In Ethiopia, the government expressed its commitment to ending FGM/C and child marriage by the year 2025 at the London Girls’ Summit in 2014 and committed itself to reducing the practice to 0.5 per cent by 2020 in the Growth and Transformation Plan. The Government has also taken key programmatic actions which include endorsement of the National Strategy and Action Plan on Harmful Traditional Practices against Women and Children as well as establishment of the National Alliance to End Child Marriage and FGM/C.
“We have seen that rates of female genital mutilation can drop rapidly in places where the issue is taken on wholeheartedly by governments, by communities, by families. Where social norms are confronted, village by village, where medical professionals come together to oppose the practice, where laws are enacted to make it a crime and where those laws are enforced. Where wider access to health, education and legal services ensure sustainable change. Where girls and women are protected and empowered to make their voices heard,” said Ms. Bettina Maas, UNFPA representative to Ethiopia.
The Sustainable Development Goals recognize that female genital mutilation undermines progress towards a more equal, just, and prosperous world. They set an ambitious target of eliminating all such harmful practices against girls and women by 2030. UNICEF and UNFPA globally devoted the theme of the year 2018 – “Ending Female Genital Mutilation is a political decision” – to engaging government bodies and policy makers to join efforts.

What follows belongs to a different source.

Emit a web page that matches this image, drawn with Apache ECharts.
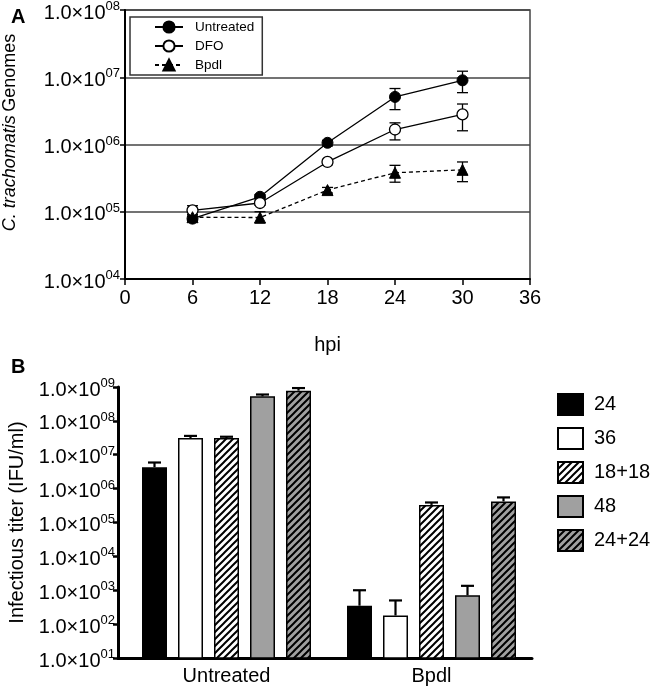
<!DOCTYPE html>
<html>
<head>
<meta charset="utf-8" />
<title>Chart</title>
<script src="https://cdn.jsdelivr.net/npm/echarts@6/dist/echarts.min.js"></script>
<style>
  html, body { margin: 0; padding: 0; background: #fff; }
  #main { width: 654px; height: 687px; }
</style>
</head>
<body>
<div id="main"></div>
<script>
// ---- panel A data (genomes vs hpi) ----
var hpi = [6, 12, 18, 24, 30];
var untreatedA = [7.9e4, 1.67e5, 1.06e6, 5.1e6, 9.0e6];
var untreatedHi = [8.5e4, 1.8e5, 1.15e6, 6.8e6, 1.23e7];
var untreatedLo = [7.3e4, 1.55e5, 0.95e6, 3.3e6, 5.9e6];
var dfoA = [1.05e5, 1.35e5, 5.5e5, 1.67e6, 2.8e6];
var dfoHi = [1.23e5, 1.45e5, 6.0e5, 2.1e6, 4.0e6];
var dfoLo = [0.9e5, 1.25e5, 5.0e5, 1.17e6, 1.6e6];
var bpdlA = [8.3e4, 8.2e4, 2.1e5, 3.8e5, 4.2e5];
var bpdlHi = [9.0e4, 1.0e5, 2.3e5, 4.9e5, 5.5e5];
var bpdlLo = [7.6e4, 6.8e4, 1.9e5, 2.75e5, 2.8e5];

// ---- panel B data (infectious titer) ----
var groupsB = ['Untreated', 'Bpdl'];
var seriesNamesB = ['24', '36', '18+18', '48', '24+24'];
var titer24 = [4.3e6, 3.5e2];
var titer36 = [3.1e7, 1.8e2];
var titer1818 = [3.1e7, 3.3e5];
var titer48 = [5.3e8, 7.1e2];
var titer2424 = [7.8e8, 4.2e5];
var titer24Hi = [5.9e6, 1.0e3];
var titer36Hi = [3.6e7, 5.0e2];
var titer1818Hi = [3.4e7, 3.9e5];
var titer48Hi = [6.0e8, 1.35e3];
var titer2424Hi = [9.3e8, 5.5e5];

var FONT = '"Liberation Sans", Arial, sans-serif';
var BAR_W = 25, BAR_GAP = 0.44;

// diagonal hatch pattern
function hatch(bg) {
  var s = 7, c = document.createElement('canvas');
  c.width = s; c.height = s;
  var g = c.getContext('2d');
  g.fillStyle = bg; g.fillRect(0, 0, s, s);
  g.strokeStyle = '#000'; g.lineWidth = 2;
  g.beginPath();
  g.moveTo(0, s); g.lineTo(s, 0);
  g.moveTo(-1, 1); g.lineTo(1, -1);
  g.moveTo(s - 1, s + 1); g.lineTo(s + 1, s - 1);
  g.stroke();
  return { image: c, repeat: 'repeat' };
}

function expLabel(v) {
  var e = Math.round(Math.log10(v));
  var s = (e < 10 ? '0' : '') + e;
  return '{a|1.0×10}{b|' + s + '}';
}
var labelRich = {
  a: { fontSize: 20, fontFamily: FONT, color: '#000', lineHeight: 24, padding: [6, 0, 0, 0] },
  b: { fontSize: 13, fontFamily: FONT, color: '#000', verticalAlign: 'top', lineHeight: 13, padding: [2, 0, 0, 0] }
};

// error bars for panel A
var errDataA = [];
[[untreatedLo, untreatedHi], [dfoLo, dfoHi], [bpdlLo, bpdlHi]].forEach(function (p) {
  hpi.forEach(function (x, i) { errDataA.push([x, p[0][i], p[1][i]]); });
});
function renderErrA(params, api) {
  var x = api.value(0);
  var lo = api.coord([x, api.value(1)]);
  var hi = api.coord([x, api.value(2)]);
  var w = 5.5;
  var st = { stroke: '#000', lineWidth: 1.3 };
  return {
    type: 'group', children: [
      { type: 'line', shape: { x1: lo[0], y1: lo[1], x2: hi[0], y2: hi[1] }, style: st },
      { type: 'line', shape: { x1: hi[0] - w, y1: hi[1], x2: hi[0] + w, y2: hi[1] }, style: st },
      { type: 'line', shape: { x1: lo[0] - w, y1: lo[1], x2: lo[0] + w, y2: lo[1] }, style: st }
    ]
  };
}

// error bars for panel B (upper only)
var valsB = [titer24, titer36, titer1818, titer48, titer2424];
var hisB = [titer24Hi, titer36Hi, titer1818Hi, titer48Hi, titer2424Hi];
var errDataB = [];
valsB.forEach(function (vals, k) {
  vals.forEach(function (v, c) { errDataB.push([c, k, v, hisB[k][c]]); });
});
function renderErrB(params, api) {
  var c = api.value(0), k = api.value(1);
  var base = api.coord([c, api.value(2)]);
  var top = api.coord([c, api.value(3)]);
  var dx = (k - (seriesNamesB.length - 1) / 2) * BAR_W * (1 + BAR_GAP);
  var x = base[0] + dx, w = 6.5;
  var st = { stroke: '#000', lineWidth: 2.2 };
  return {
    type: 'group', children: [
      { type: 'line', shape: { x1: x, y1: base[1], x2: x, y2: top[1] }, style: st },
      { type: 'line', shape: { x1: x - w, y1: top[1], x2: x + w, y2: top[1] }, style: st }
    ]
  };
}

var fillsB = ['#000', '#fff', hatch('#fff'), '#a0a0a0', hatch('#a0a0a0')];

var barSeries = seriesNamesB.map(function (n, k) {
  return {
    name: n, type: 'bar', xAxisIndex: 2, yAxisIndex: 2,
    data: valsB[k], barWidth: BAR_W, barGap: (BAR_GAP * 100) + '%',
    itemStyle: { color: fillsB[k], borderColor: '#000', borderWidth: 1.5 },
    z: 2
  };
});

var chart = echarts.init(document.getElementById('main'));
chart.setOption({
  animation: false,
  textStyle: { fontFamily: FONT, color: '#000' },
  title: [
    { text: 'A', left: 6, top: 2, textStyle: { fontSize: 20, fontWeight: 'bold', fontFamily: FONT, color: '#000' } },
    { text: 'B', left: 6, top: 352, textStyle: { fontSize: 20, fontWeight: 'bold', fontFamily: FONT, color: '#000' } }
  ],
  legend: [
    {
      data: ['Untreated', 'DFO', 'Bpdl'],
      orient: 'vertical', left: 130, top: 17,
      itemWidth: 28, itemHeight: 14, itemGap: 5,
      padding: [3, 8, 3, 24],
      borderColor: '#333', borderWidth: 1.5,
      textStyle: { fontSize: 13.5, fontFamily: FONT, color: '#000', padding: [0, 0, 0, 7] }
    },
    {
      data: seriesNamesB,
      orient: 'vertical', left: 557, top: 393,
      icon: 'rect', itemWidth: 25, itemHeight: 21, itemGap: 11,
      padding: 0,
      textStyle: { fontSize: 20, fontFamily: FONT, color: '#000', padding: [0, 0, 0, 6] }
    }
  ],
  grid: [
    // panel A
    { left: 125, top: 10, width: 405, height: 269, show: true, borderColor: '#444', borderWidth: 1.5,
      outerBoundsMode: 'none', containLabel: false },
    // panel B frame (axis lines + y labels)
    { left: 118, top: 387, width: 414, height: 271, outerBoundsMode: 'none', containLabel: false },
    // panel B bars (categories sit slightly right of the y axis)
    { left: 124, top: 387, width: 410, height: 271, outerBoundsMode: 'none', containLabel: false }
  ],
  xAxis: [
    {
      type: 'value', gridIndex: 0, min: 0, max: 36, interval: 6,
      name: 'hpi', nameLocation: 'middle', nameGap: 56,
      nameTextStyle: { fontSize: 20, fontFamily: FONT, color: '#000' },
      axisLine: { lineStyle: { color: '#000', width: 2 } },
      axisTick: { length: 6, lineStyle: { color: '#000', width: 1.5 } },
      axisLabel: { fontSize: 20, fontFamily: FONT, color: '#000', margin: 9 },
      splitLine: { show: false }
    },
    {
      type: 'value', gridIndex: 1, min: 0, max: 1,
      axisLine: { show: true, lineStyle: { color: '#000', width: 3 } },
      axisTick: { show: false }, axisLabel: { show: false }, splitLine: { show: false }
    },
    {
      type: 'category', gridIndex: 2, data: groupsB,
      axisLine: { show: false },
      axisTick: { show: false },
      axisLabel: { fontSize: 20, fontFamily: FONT, color: '#000', margin: 8 }
    }
  ],
  yAxis: [
    {
      type: 'log', logBase: 10, gridIndex: 0, min: 1e4, max: 1e8,
      name: '{i|C. trachomatis} {n|Genomes}', nameLocation: 'middle', nameGap: 106,
      nameTextStyle: {
        padding: [0, 0, 0, 24],
        rich: {
          i: { fontSize: 18, fontStyle: 'italic', fontFamily: FONT, color: '#000' },
          n: { fontSize: 18, fontFamily: FONT, color: '#000' }
        }
      },
      axisLine: { show: true, lineStyle: { color: '#000', width: 2 } },
      axisTick: { show: true, length: 5, lineStyle: { color: '#000', width: 1.5 } },
      minorTick: { show: false },
      axisLabel: { formatter: expLabel, rich: labelRich, margin: 5 },
      splitLine: { show: true, lineStyle: { color: '#444', width: 1.5 } }
    },
    {
      type: 'log', logBase: 10, gridIndex: 1, min: 10, max: 1e9,
      name: 'Infectious titer (IFU/ml)', nameLocation: 'middle', nameGap: 86,
      nameTextStyle: { fontSize: 20, fontFamily: FONT, color: '#000' },
      axisLine: { show: true, lineStyle: { color: '#000', width: 3 } },
      axisTick: { show: true, length: 5, lineStyle: { color: '#000', width: 2.5 } },
      axisLabel: { formatter: expLabel, rich: labelRich, margin: 3 },
      splitLine: { show: false }
    },
    {
      type: 'log', logBase: 10, gridIndex: 2, min: 10, max: 1e9, show: false
    }
  ],
  series: [
    {
      name: 'errA', type: 'custom', xAxisIndex: 0, yAxisIndex: 0,
      renderItem: renderErrA, data: errDataA, encode: { x: 0, y: [1, 2] }, z: 1, silent: true
    },
    {
      name: 'Untreated', type: 'line', xAxisIndex: 0, yAxisIndex: 0,
      data: hpi.map(function (x, i) { return [x, untreatedA[i]]; }),
      symbol: 'circle', symbolSize: 11,
      itemStyle: { color: '#000', borderColor: '#000', borderWidth: 1 },
      lineStyle: { color: '#000', width: 1.3 }, z: 3
    },
    {
      name: 'DFO', type: 'line', xAxisIndex: 0, yAxisIndex: 0,
      data: hpi.map(function (x, i) { return [x, dfoA[i]]; }),
      symbol: 'circle', symbolSize: 11,
      itemStyle: { color: '#fff', borderColor: '#000', borderWidth: 1.3 },
      lineStyle: { color: '#000', width: 1.3 }, z: 3
    },
    {
      name: 'Bpdl', type: 'line', xAxisIndex: 0, yAxisIndex: 0,
      data: hpi.map(function (x, i) { return [x, bpdlA[i]]; }),
      symbol: 'triangle', symbolSize: 11,
      itemStyle: { color: '#000', borderColor: '#000', borderWidth: 1 },
      lineStyle: { color: '#000', width: 1.3, type: [4, 3] }, z: 3
    }
  ].concat(barSeries).concat([
    {
      name: 'errB', type: 'custom', xAxisIndex: 2, yAxisIndex: 2,
      renderItem: renderErrB, data: errDataB, encode: { x: 0, y: [2, 3] }, z: 3, silent: true
    }
  ])
});

window.onresize = function () { chart.resize(); };
</script>
</body>
</html>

The 2016 Ethiopia Demographic and Health Survey shows a declining trend in FGM/C from 74 percent in 2005 to 65 per cent in 2015 in the age group 15-49 years, and from 62.1 percent to 47 percent in the 15-19 year old age group. The survey also shows a more significant decrease in the younger age cohort compared to the older: prevalence is 75 percent in the age group 35-49 years, 59 percent in the 20-24 year age group, and 47 per cent in 15-19 year olds.